Local officials have described conditions in Tulum's tourist areas as critical, with hotel occupancy rates in some zones running between 15 and 40 percent, and some properties recording only one or two rooms occupied at a time, a situation that industry observers say has not been seen in years.

European visitors as a partial buffer

Despite the difficult conditions, Villagómez Villalobos noted that the destination is still receiving international travelers, particularly from Europe. Visitors from France and the United Kingdom, some redirected from Asian destinations amid shifting global travel patterns, have helped sustain some baseline activity in the region.

It is a fragile cushion. The guide association's leader was clear that international arrivals alone cannot offset structural problems that affect the visitor experience from the moment a tourist begins researching Tulum online.

A warning in the data

The situation among Tulum's certified guides illustrates a tension visible across heritage tourism destinations worldwide: aggregate visitor statistics can mask significant economic fragility at the ground level. A site can rank third nationally in attendance while the workers who depend on a specific type of visitor engagement, the curious, independent traveler willing to slow down and learn, find themselves with far less work than the numbers suggest.

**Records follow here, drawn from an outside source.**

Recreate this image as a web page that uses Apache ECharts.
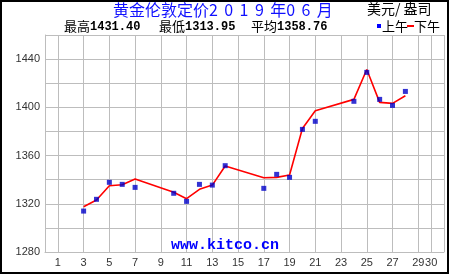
<!DOCTYPE html>
<html>
<head>
<meta charset="utf-8">
<script src="https://cdn.jsdelivr.net/npm/echarts@6/dist/echarts.min.js"></script>
<style>
html,body{margin:0;padding:0;background:#fff;}
#c{width:450px;height:275px;}
</style>
</head>
<body>
<div id="c"></div>
<script>
// Days of month (category axis 0..31)
var days = [];
for (var d = 0; d <= 31; d++) days.push(String(d));

// Trading days and prices
var tradeDays = [3, 4, 5, 6, 7, 10, 11, 12, 13, 14, 17, 18, 19, 20, 21, 24, 25, 26, 27, 28];
var amPrices = [1313.95, 1323.7, 1337.8, 1336.1, 1333.6, 1328.7, 1322.0, 1336.1, 1335.5, 1351.6, 1332.8, 1344.4, 1341.9, 1381.7, 1388.4, 1405.0, 1429.0, 1406.6, 1401.6, 1413.2];
var pmPrices = [1317.6, 1323.1, 1335.0, 1335.8, 1340.5, 1329.5, 1324.2, 1332.0, 1335.5, 1351.3, 1341.6, 1341.9, 1343.8, 1382.5, 1397.2, 1406.6, 1431.40, 1404.1, 1403.3, 1409.6];

var xLabelDays = [1, 3, 5, 7, 9, 11, 13, 15, 17, 19, 21, 23, 25, 27, 29, 30];
var xGridDays = [1, 3, 5, 7, 9, 11, 13, 15, 17, 19, 21, 23, 25, 27, 29, 30, 31];
var yLabels = [1280, 1320, 1360, 1400, 1440];

var titleParts = ['黄金伦敦定价', '2 ', '0 ', '1 ', '9 ', '年', '0 ', '6 ', '月'];
var unitText = '美元/ 盎司';
var statHigh = '1431.40', statLow = '1313.95', statAvg = '1358.76';

function toSeries(vals) {
  var arr = days.map(function () { return null; });
  tradeDays.forEach(function (d, i) { arr[d] = vals[i]; });
  return arr;
}

var chart = echarts.init(document.getElementById('c'));
var cjk = '"Noto Sans CJK SC", sans-serif';
var mono = '"Liberation Mono", "DejaVu Sans Mono", monospace';

var titleRich = titleParts.map(function (p) {
  return /^[0-9]/.test(p) ? '{d|' + p + '}' : '{t|' + p + '}';
}).join('');

var statRich = { c: { font: '13px ' + cjk, fill: '#000' }, n: { font: 'bold 12px ' + mono, fill: '#000' } };

chart.setOption({
  animation: false,
  backgroundColor: '#fff',
  grid: { left: 45, right: 6, top: 35, bottom: 23, containLabel: false },
  xAxis: {
    type: 'category',
    data: days,
    boundaryGap: false,
    axisLine: { show: true, lineStyle: { color: '#bdbdbd', width: 1 } },
    axisTick: { show: false },
    axisLabel: {
      interval: function (i) { return xLabelDays.indexOf(i) >= 0; },
      color: '#333', fontSize: 11, fontFamily: '"Liberation Sans", sans-serif', margin: 5
    },
    splitLine: {
      show: true,
      interval: function (i) { return xGridDays.indexOf(i) >= 0; },
      lineStyle: { color: '#bdbdbd', width: 1 }
    }
  },
  yAxis: {
    type: 'value',
    min: 1280, max: 1460, interval: 20,
    axisLine: { show: true, lineStyle: { color: '#bdbdbd', width: 1 } },
    axisTick: { show: false },
    axisLabel: {
      formatter: function (v) { return yLabels.indexOf(v) >= 0 ? String(v) : ''; },
      color: '#333', fontSize: 11, fontFamily: '"Liberation Sans", sans-serif', margin: 5
    },
    splitLine: { show: true, lineStyle: { color: '#bdbdbd', width: 1 } }
  },
  series: [
    {
      name: '下午', type: 'line', data: toSeries(pmPrices), connectNulls: true,
      showSymbol: false, lineStyle: { color: '#ff0000', width: 1.6 }, itemStyle: { color: '#ff0000' }, z: 2
    },
    {
      name: '上午', type: 'scatter', data: toSeries(amPrices), symbol: 'rect', symbolSize: 5,
      itemStyle: { color: '#0000c8' }, z: 3
    }
  ],
  graphic: [
    { type: 'rect', shape: { x: 1, y: 1, width: 447, height: 272 }, style: { fill: 'none', stroke: '#000', lineWidth: 2 }, silent: true },
    { type: 'text', left: 113, top: 2, style: { text: titleRich, rich: {
      t: { font: '16px ' + cjk, fill: '#1010ff' },
      d: { font: '16px ' + cjk, fill: '#1010ff', width: 15.3, align: 'left' }
    } } },
    { type: 'text', left: 367, top: 2, style: { text: unitText, fill: '#000', font: '14px ' + cjk } },
    { type: 'text', left: 64, top: 20, style: { text: '{c|最高}{n|' + statHigh + '}', rich: statRich } },
    { type: 'text', left: 159, top: 20, style: { text: '{c|最低}{n|' + statLow + '}', rich: statRich } },
    { type: 'text', left: 251, top: 20, style: { text: '{c|平均}{n|' + statAvg + '}', rich: statRich } },
    { type: 'rect', shape: { x: 377, y: 24, width: 4, height: 4 }, style: { fill: '#0000ff' } },
    { type: 'text', left: 382, top: 20, style: { text: '上午', fill: '#000', font: '13px ' + cjk } },
    { type: 'rect', shape: { x: 407, y: 25, width: 7, height: 2 }, style: { fill: '#ff0000' } },
    { type: 'text', left: 414, top: 20, style: { text: '下午', fill: '#000', font: '13px ' + cjk } },
    { type: 'text', left: 'center', top: 238, z: 10, style: { text: 'www.kitco.cn', fill: '#0000ff', font: 'bold 15px ' + mono } }
  ]
});
</script>
</body>
</html>
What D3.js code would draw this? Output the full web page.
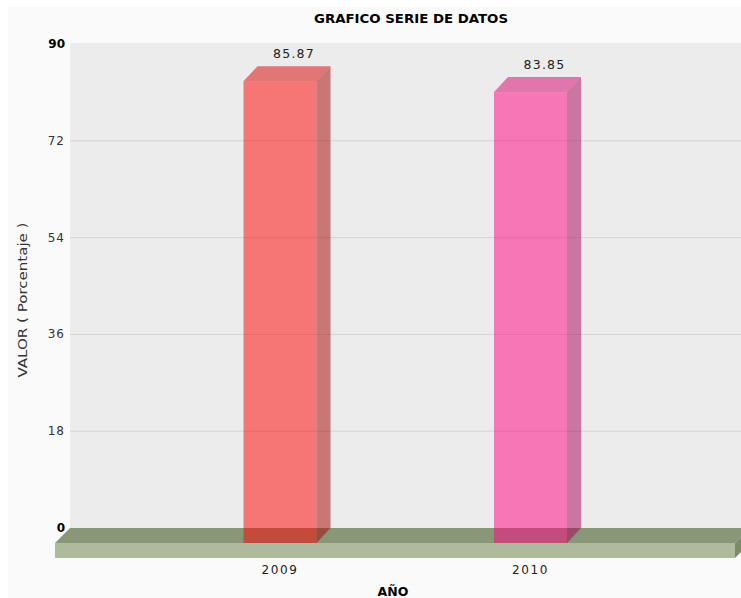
<!DOCTYPE html>
<html>
<head>
<meta charset="utf-8">
<script src="https://cdn.jsdelivr.net/npm/d3@7"></script>
<style>
  html, body { margin: 0; padding: 0; background: #ffffff; }
  svg { display: block; }
  text { font-family: "DejaVu Sans", Verdana, sans-serif; }
</style>
</head>
<body>
<script>
const categories = ["2009", "2010"];
const values = [85.87, 83.85];
const barColors = ["#ff0000", "#ff0080"];
const yTicks = [0, 18, 36, 54, 72, 90];
const titleText = "GRAFICO SERIE DE DATOS";
const xTitle = "AÑO";
const yTitle = "VALOR ( Porcentaje )";

const W = 741, H = 598;
const svg = d3.select("body").append("svg").attr("width", W).attr("height", H);

// outer panel
svg.append("rect").attr("x", 8).attr("y", 7).attr("width", W - 8).attr("height", H - 7).attr("fill", "#fafafa");

const plotLeft = 70, plotRight = 760, plotTop = 43;
const y = d3.scaleLinear().domain([0, 90]).range([528, 44]);
const x = d3.scalePoint().domain(categories).range([280, 530.5]);
const dx = 14, dy = 15;   // 3D depth offset (front plane relative to back plane)
const fdx = 15;           // floor depth
const barW = 73;

// back wall
svg.append("rect").attr("x", plotLeft).attr("y", plotTop)
  .attr("width", plotRight - plotLeft).attr("height", y(0) - plotTop).attr("fill", "#ececec");

// grid
svg.append("g").selectAll("line").data(yTicks.filter(t => t > 0 && t < 90)).join("line")
  .attr("x1", plotLeft).attr("x2", plotRight)
  .attr("y1", d => y(d)).attr("y2", d => y(d))
  .attr("stroke", "#d4d4d4").attr("stroke-width", 1);

// y tick labels
svg.append("g").selectAll("text").data(yTicks).join("text")
  .attr("x", 65).attr("y", d => y(d) + 4)
  .attr("text-anchor", "end")
  .attr("font-size", d => (d === 0 || d === 90) ? 12 : 12)
  .attr("font-weight", d => (d === 0 || d === 90) ? "bold" : "normal")
  .attr("fill", d => (d === 0 || d === 90) ? "#000" : "#333")
  .attr("letter-spacing", d => (d === 0 || d === 90) ? 0 : 1)
  .text(d => d);

// floor
const fl = 55, fr = 735, fTop = y(0) + dy, fBot = fTop + 15;
const floor = svg.append("g");
floor.append("path")
  .attr("d", `M${fl},${fTop} L${fl + fdx},${y(0)} L${fr + fdx},${y(0)} L${fr},${fTop} Z`)
  .attr("fill", "#889778");
floor.append("rect").attr("x", fl).attr("y", fTop).attr("width", fr - fl).attr("height", fBot - fTop)
  .attr("fill", "#adbb9b");
floor.append("path")
  .attr("d", `M${fr},${fTop} L${fr + fdx},${y(0)} L${fr + fdx},${y(0) + 15} L${fr},${fBot} Z`)
  .attr("fill", "#7b8a6b");

// bars
const data = categories.map((c, i) => ({ c, v: values[i], col: barColors[i] }));
const bars = svg.append("g").selectAll("g").data(data).join("g");
bars.each(function (d) {
  const g = d3.select(this);
  const x0 = x(d.c) - barW / 2, x1 = x(d.c) + barW / 2;
  const yTF = y(d.v) + dy, yBF = y(0) + dy;
  const yTB = y(d.v), yBB = y(0);
  const base = d3.rgb(d.col);
  const side = d3.rgb(base.r * 0.65, base.g * 0.65, base.b * 0.65);
  const top = d3.rgb(base.r * 0.83, base.g * 0.83, base.b * 0.83);
  g.append("path")
    .attr("d", `M${x1},${yTF} L${x1 + dx},${yTB} L${x1 + dx},${yBB} L${x1},${yBF} Z`)
    .attr("fill", side).attr("fill-opacity", 0.5);
  g.append("path")
    .attr("d", `M${x0},${yTF} L${x0 + dx},${yTB} L${x1 + dx},${yTB} L${x1},${yTF} Z`)
    .attr("fill", top).attr("fill-opacity", 0.5);
  g.append("rect").attr("x", x0).attr("y", yTF).attr("width", barW).attr("height", yBF - yTF)
    .attr("fill", base).attr("fill-opacity", 0.5);
  g.append("text")
    .attr("x", x(d.c) + dx).attr("y", yTB - 8.5)
    .attr("text-anchor", "middle").attr("font-size", 12.5).attr("letter-spacing", 1.2)
    .attr("fill", "#222").text(d3.format(".2f")(d.v));
});

// x labels
svg.append("g").selectAll("text").data(categories).join("text")
  .attr("x", d => x(d)).attr("y", 574)
  .attr("text-anchor", "middle").attr("font-size", 12).attr("letter-spacing", 1.6)
  .attr("fill", "#222").text(d => d);

// titles
svg.append("text").attr("x", 411).attr("y", 23).attr("text-anchor", "middle")
  .attr("font-size", 12.5).attr("font-weight", "bold").attr("fill", "#000")
  .attr("textLength", 194).attr("lengthAdjust", "spacingAndGlyphs")
  .text(titleText);
svg.append("text").attr("x", 393).attr("y", 596).attr("text-anchor", "middle")
  .attr("font-size", 12.5).attr("font-weight", "bold").attr("fill", "#000")
  .text(xTitle);
svg.append("text").attr("transform", "translate(27,300) rotate(-90)")
  .attr("text-anchor", "middle").attr("font-size", 12).attr("fill", "#333")
  .attr("textLength", 155).attr("lengthAdjust", "spacingAndGlyphs")
  .text(yTitle);
</script>
</body>
</html>
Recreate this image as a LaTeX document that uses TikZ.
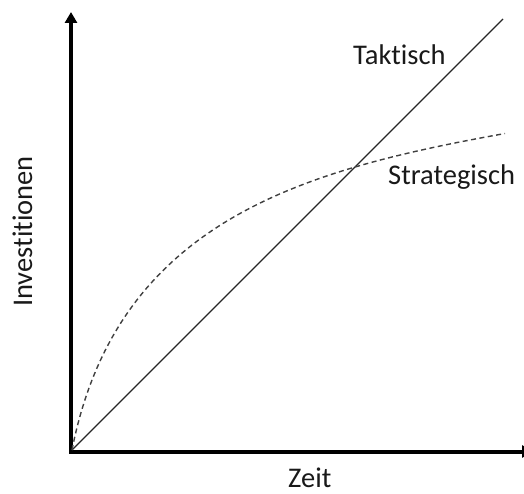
\documentclass[tikz,border=0pt]{standalone}
\usepackage{fontspec}
\setmainfont{Carlito}[Ligatures=NoCommon]
\usetikzlibrary{arrows.meta}
\tikzset{
  axis/.style={line width=4pt, draw=black, line join=miter,
    {Triangle[length=11pt,width=12pt]}-{Triangle[length=11pt,width=12pt]}},
  tactical/.style={line width=1.2pt, draw=black!85},
  strategic/.style={line width=1.4pt, draw=black!75, dash pattern=on 5pt off 3.5pt},
  label/.style={inner sep=0pt, text=black!90, font=\fontsize{28.5}{34}\selectfont}
}
\begin{document}
\begin{tikzpicture}[x=1pt,y=-1pt]
  \useasboundingbox (0,0) rectangle (524,494);
  \clip (0,0) rectangle (524,494);
  % axes
  \coordinate (O) at (71,451.5);
  \coordinate (ytop) at (71,12);
  \coordinate (xend) at (533,451.5);
  \draw[axis] (ytop) -- (O) -- (xend);
  % tactical: straight line, strategic: saturating curve
  \coordinate (start) at (72,450);
  \coordinate (tend) at (503,19);
  \coordinate (send) at (505,133.5);
  \draw[tactical] (start) -- (tend);
  \draw[strategic] (start) .. controls (117,220) and (305,169.5) .. (send);
  % labels
  \node[label, anchor=base west] (tak) at (353,65) {Taktisch};
  \node[label, anchor=base west] (str) at (388,185) {Strategisch};
  \node[label, anchor=base west] (zeit) at (288,487) {Zeit};
  \node[label, anchor=base west, rotate=90] (inv) at (32,307) {Investitionen};
\end{tikzpicture}
\end{document}
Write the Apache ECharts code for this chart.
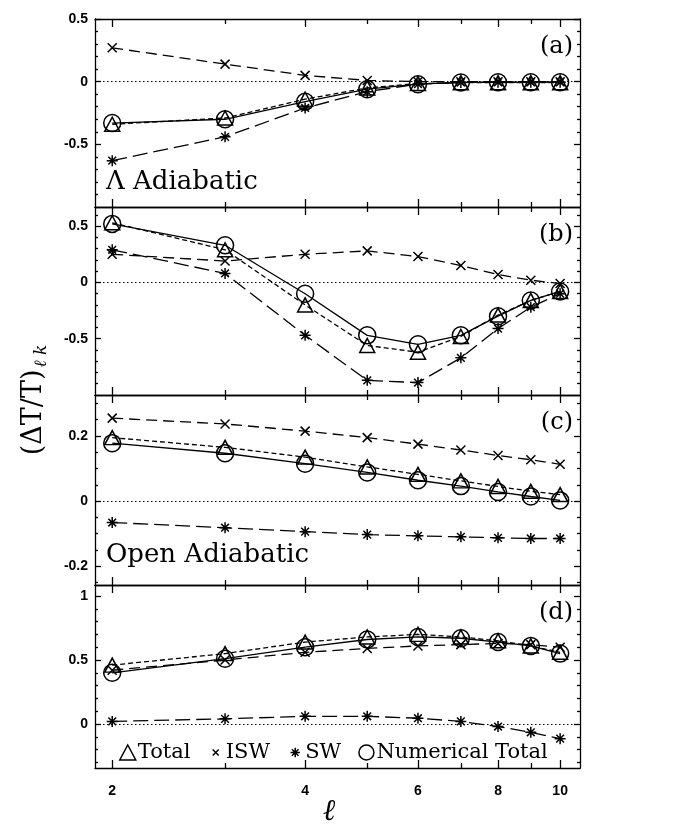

What Villagómez Villalobos and his colleagues are describing is not a collapse. It is something more gradual and, in some ways, harder to reverse: a shift in the character of who visits, how they visit, and what they are willing to spend once they arrive. Until the fee structure, the environmental conditions, and the pricing culture are addressed in a coordinated way, the guides at the gate of one of the Caribbean's most remarkable archaeological sites will keep doing their work at half capacity.